Exercise instructions> Take the lines from the beginning of the material through the line containing "60, 70, 80]" and retype them exactly, leaving the pictures out.

Data>
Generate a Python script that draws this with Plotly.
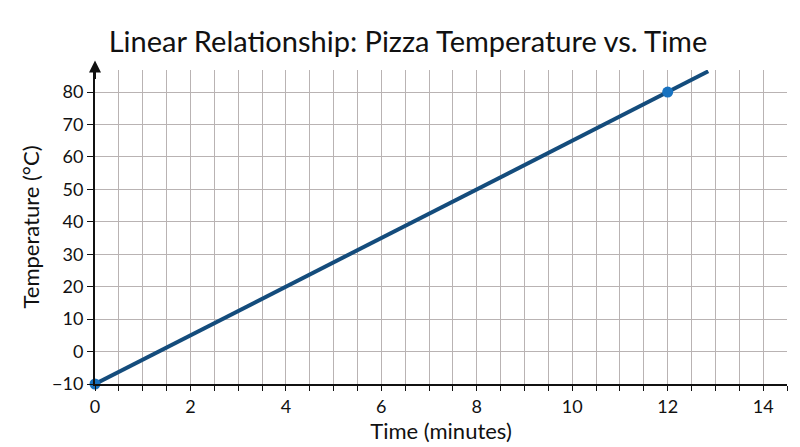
import plotly.graph_objects as go

line_time = [0, 12, 12.85]
line_temp = [-10, 80, 86.4]
point_time = [0, 12]
point_temp = [-10, 80]
x_ticks = [0, 2, 4, 6, 8, 10, 12, 14]
y_ticks = [-10, 0, 10, 20, 30, 40, 50, 60, 70, 80]

fig = go.Figure()
fig.add_trace(go.Scatter(x=line_time, y=line_temp, mode="lines",
                         line=dict(color="#144c7c", width=4), cliponaxis=False))
fig.add_trace(go.Scatter(x=point_time, y=point_temp, mode="markers",
                         marker=dict(color="#1872c0", size=11), cliponaxis=False))

grid = "#b9b3b3"
fig.update_layout(
    width=800, height=447, showlegend=False,
    paper_bgcolor="white", plot_bgcolor="white",
    margin=dict(l=87, r=21, t=62, b=71),
    font=dict(family="Lato, Open Sans, sans-serif", color="#111", size=18),
    title=dict(text="Linear Relationship: Pizza Temperature vs. Time", x=0.5, xanchor="center",
               y=0.925, yanchor="middle", font=dict(size=29, color="#111")),
    xaxis=dict(range=[0, 14.5], tickvals=x_ticks, showgrid=True, gridcolor=grid, gridwidth=1.3,
               automargin=False,
               minor=dict(dtick=0.5, showgrid=True, gridcolor=grid, gridwidth=1.3,
                          ticks="outside", ticklen=5, tickcolor="#111"),
               ticks="outside", ticklen=5, tickcolor="#111",
               showline=True, linecolor="#111", linewidth=2, zeroline=False,
               title=dict(text="Time (minutes)", standoff=2)),
    yaxis=dict(range=[-10, 86.8], tickvals=y_ticks, showgrid=True, gridcolor=grid, gridwidth=1.3,
               automargin=False,
               ticks="outside", ticklen=6, tickcolor="#111",
               showline=True, linecolor="#111", linewidth=2, zeroline=False,
               title=dict(text="Temperature (°C)", standoff=6)),
)
fig.add_annotation(x=0, y=1.03, xref="x", yref="paper", ax=0, ay=20, axref="pixel", ayref="pixel",
                   showarrow=True, arrowhead=2, arrowsize=1.2, arrowwidth=2, arrowcolor="#111", text="")
fig.write_html("out.html")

Solution for this task>
Generate a Python script that draws this with Plotly.
import plotly.graph_objects as go

line_time = [0, 12, 12.85]
line_temp = [-10, 80, 86.4]
point_time = [0, 12]
point_temp = [-10, 80]
x_ticks = [0, 2, 4, 6, 8, 10, 12, 14]
y_ticks = [-10, 0, 10, 20, 30, 40, 50, 60, 70, 80]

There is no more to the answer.